I think it would be nice if the article discussed extending the algorithm for 2 dimensional pattern matching, as well as giving some optimizations in the case of having varying string lengths for multi-pattern matching case.
=
In the pseudocode of the RK string search algorithm, if hs is given as hash(s[1..n]), the algorithm can not detect a target pattern which occurs on the first m bytes of a given text. This is why I reverted it to be hash(s[1...m]).

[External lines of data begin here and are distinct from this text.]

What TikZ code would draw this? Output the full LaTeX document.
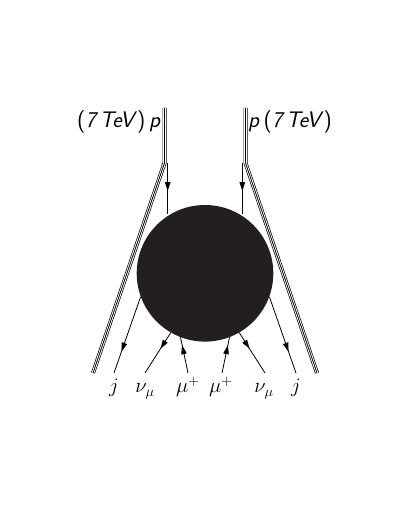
\documentclass[tikz,border=0pt]{standalone}
\usetikzlibrary{arrows.meta,decorations.markings}
\definecolor{blobcol}{HTML}{231F20}
\tikzset{
  tripleline/.style={draw=white, line width=2.6pt, line cap=butt,
    preaction={draw=black, line width=4pt},
    postaction={draw=black, line width=0.8pt}},
  fline/.style={draw=black, line width=0.8pt},
  midarrow/.style={postaction={decorate, decoration={markings,
    mark=at position #1 with {\arrow{Triangle[length=9pt,width=5.5pt]}}}}},
  lbl/.style={anchor=base, inner sep=0pt, font=\fontsize{22}{26}\selectfont},
  toplbl/.style={inner sep=0pt, font=\fontsize{22.5}{26}\selectfont\sffamily},
}
\begin{document}
\begin{tikzpicture}[x=1pt,y=1pt]
\useasboundingbox (0,0) rectangle (407,527);
% proton lines
\coordinate (tLtop) at (164.5,419);
\coordinate (tLbend) at (164.5,364);
\coordinate (tLbot) at (93,154);
\coordinate (tRtop) at (245.5,419);
\coordinate (tRbend) at (245.5,364);
\coordinate (tRbot) at (317,154);
\draw[tripleline] (tLtop) -- (tLbend) -- (tLbot);
\draw[tripleline] (tRtop) -- (tRbend) -- (tRbot);
% quark lines
\coordinate (qLs) at (167.7,364);
\coordinate (qLe) at (167.7,313);
\coordinate (qRs) at (242.3,364);
\coordinate (qRe) at (242.3,313);
\draw[fline, midarrow=0.55] (qLs) -- (qLe);
\draw[fline, midarrow=0.55] (qRs) -- (qRe);
% blob
\node[circle, fill=blobcol, inner sep=0pt, minimum size=136.6pt] (blob) at (205,253.7) {};
% outgoing ends
\coordinate (jL) at (114,154);
\coordinate (nL) at (145,154);
\coordinate (mL) at (188,154);
\coordinate (mR) at (222,154);
\coordinate (nR) at (265,154);
\coordinate (jR) at (296,154);
\draw[fline, midarrow=0.72] (blob.200) -- (jL);
\draw[fline, midarrow=0.4] (blob.240) -- (nL);
\draw[fline, midarrow=0.78] (mL) -- (blob.249);
\draw[fline, midarrow=0.78] (mR) -- (blob.291);
\draw[fline, midarrow=0.4] (blob.300) -- (nR);
\draw[fline, midarrow=0.72] (blob.340) -- (jR);
% labels
\node[lbl] (ljL) at (114,134) {$j$};
\node[lbl] (lnL) at (145,134) {$\nu_\mu$};
\node[lbl] (lmL) at (188,134) {$\mu^+$};
\node[lbl] (lmR) at (221,134) {$\mu^+$};
\node[lbl] (lnR) at (264,134) {$\nu_\mu$};
\node[lbl] (ljR) at (296,134) {$j$};
\node[toplbl, anchor=base east] (pL) at (161,399) {(\textit{7\,TeV\/})\,\textit{p}};
\node[toplbl, anchor=base west] (pR) at (248,399) {\textit{p}\,(\textit{7\,TeV\/})};
\end{tikzpicture}
\end{document}
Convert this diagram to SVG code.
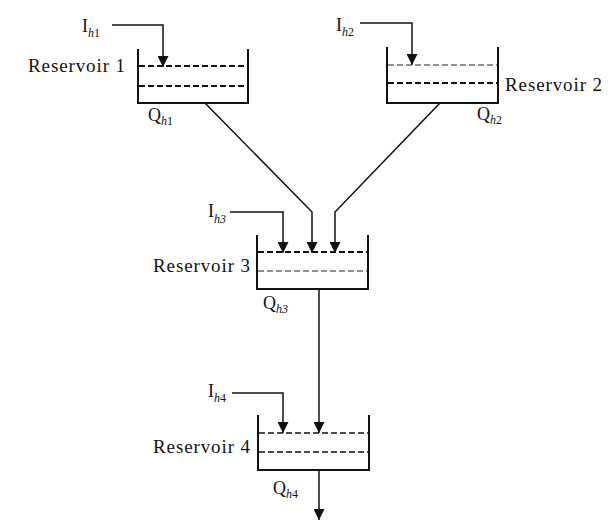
<svg xmlns="http://www.w3.org/2000/svg" width="614" height="520" viewBox="0 0 614 520">
<style>
.tank{fill:none;stroke:#111;stroke-width:2}
.dk{stroke:#111;stroke-width:2;stroke-dasharray:6 3;fill:none}
.dn{stroke:#222;stroke-width:1.2;stroke-dasharray:6 3;fill:none}
.ln{fill:none;stroke:#111;stroke-width:1.5}
.ar{marker-end:url(#ah)}
text{font-family:"Liberation Serif","Times New Roman",serif;fill:#111}
.lab{font-size:19px}
.sym{font-size:18px}
.sub{font-size:12px}
.it{font-style:italic}
</style>
<defs>
<marker id="ah" viewBox="0 0 10 10" refX="10" refY="5" markerWidth="11" markerHeight="11" markerUnits="userSpaceOnUse" orient="auto">
<path d="M0,0 L10,5 L0,10 z" fill="#111"/>
</marker>
</defs>
<g id="connectors">
<path class="ln ar" d="M112,25 H163 V67"/>
<path class="ln ar" d="M360,23 H412 V65"/>
<path class="ln ar" d="M230,212 H283 V253"/>
<path class="ln ar" d="M232,393 H283 V433"/>
<path class="ln ar" d="M205,103 L312,212 V253"/>
<path class="ln ar" d="M440,103 L335,212 V253"/>
<path class="ln ar" d="M319,289 V433"/>
<path class="ln ar" d="M319,470 V520"/>
</g>
<g id="reservoir1">
<path class="tank" d="M138,49 V103 H248 V49"/>
<line class="dk" x1="139" y1="66" x2="247" y2="66"/>
<line class="dk" x1="139" y1="86" x2="247" y2="86"/>
<text class="lab" x="28" y="72" textLength="97" lengthAdjust="spacing">Reservoir 1</text>
<text class="sym" x="82" y="32">I<tspan class="sub it" dy="5">h</tspan><tspan class="sub">1</tspan></text>
<text class="sym" x="148" y="121">Q<tspan class="sub it" dy="4">h</tspan><tspan class="sub">1</tspan></text>
</g>
<g id="reservoir2">
<path class="tank" d="M387,47 V103 H498 V47"/>
<line class="dn" x1="388" y1="65" x2="497" y2="65"/>
<line class="dk" x1="388" y1="83" x2="497" y2="83"/>
<text class="lab" x="505" y="91" textLength="97" lengthAdjust="spacing">Reservoir 2</text>
<text class="sym" x="336" y="31">I<tspan class="sub it" dy="5">h</tspan><tspan class="sub">2</tspan></text>
<text class="sym" x="477" y="120">Q<tspan class="sub it" dy="4">h</tspan><tspan class="sub">2</tspan></text>
</g>
<g id="reservoir3">
<path class="tank" d="M257,235 V289 H368 V235"/>
<line class="dk" x1="258" y1="252" x2="367" y2="252"/>
<line class="dn" x1="258" y1="271" x2="367" y2="271"/>
<text class="lab" x="153" y="272" textLength="97" lengthAdjust="spacing">Reservoir 3</text>
<text class="sym" x="208" y="217">I<tspan class="sub it" dy="6">h3</tspan></text>
<text class="sym" x="263" y="309">Q<tspan class="sub it" dy="4">h3</tspan></text>
</g>
<g id="reservoir4">
<path class="tank" d="M258,415 V470 H369 V415"/>
<line class="dk" x1="259" y1="433" x2="368" y2="433" style="stroke-width:1.7"/>
<line class="dk" x1="259" y1="452" x2="368" y2="452" style="stroke-width:1.5"/>
<text class="lab" x="153" y="453" textLength="97" lengthAdjust="spacing">Reservoir 4</text>
<text class="sym" x="208" y="397">I<tspan class="sub it" dy="5">h</tspan><tspan class="sub">4</tspan></text>
<text class="sym" x="273" y="494">Q<tspan class="sub it" dy="4">h</tspan><tspan class="sub">4</tspan></text>
</g>
</svg>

One arduous but impetuous, so-called, vandalism detector claims that it should be hash(s[1...n]), because, when m is larger than n, the code crashes. That is true, but I reckon such a range check matter is not a major issue in describing the fundamentals of the algorithm.
Considering the following sentence which is excerpted from the article and is supposed to be written by one of the original contributors,
"Lines 2,3, and 6 each require omega(m) time."
if one still thinks hs := hash(s[1...n]) is correct, why doesn't he/she also modify the above sentence too?
footnote) The line 3 of the pseudocode has been in the form of hash(s[1..m]) for the last six months or so since its original edition by the original writer.
--129.254.65.18 08:35, 23 May 2005 (UTC)
- I agree with you. We are assuming m ≤ n, and if [1..n] is used, the algorithm won't work, because it'd be trying to compare hashes of strings of length n to hashes of strings of length m. Deco 21:41, 23 May 2005 (UTC)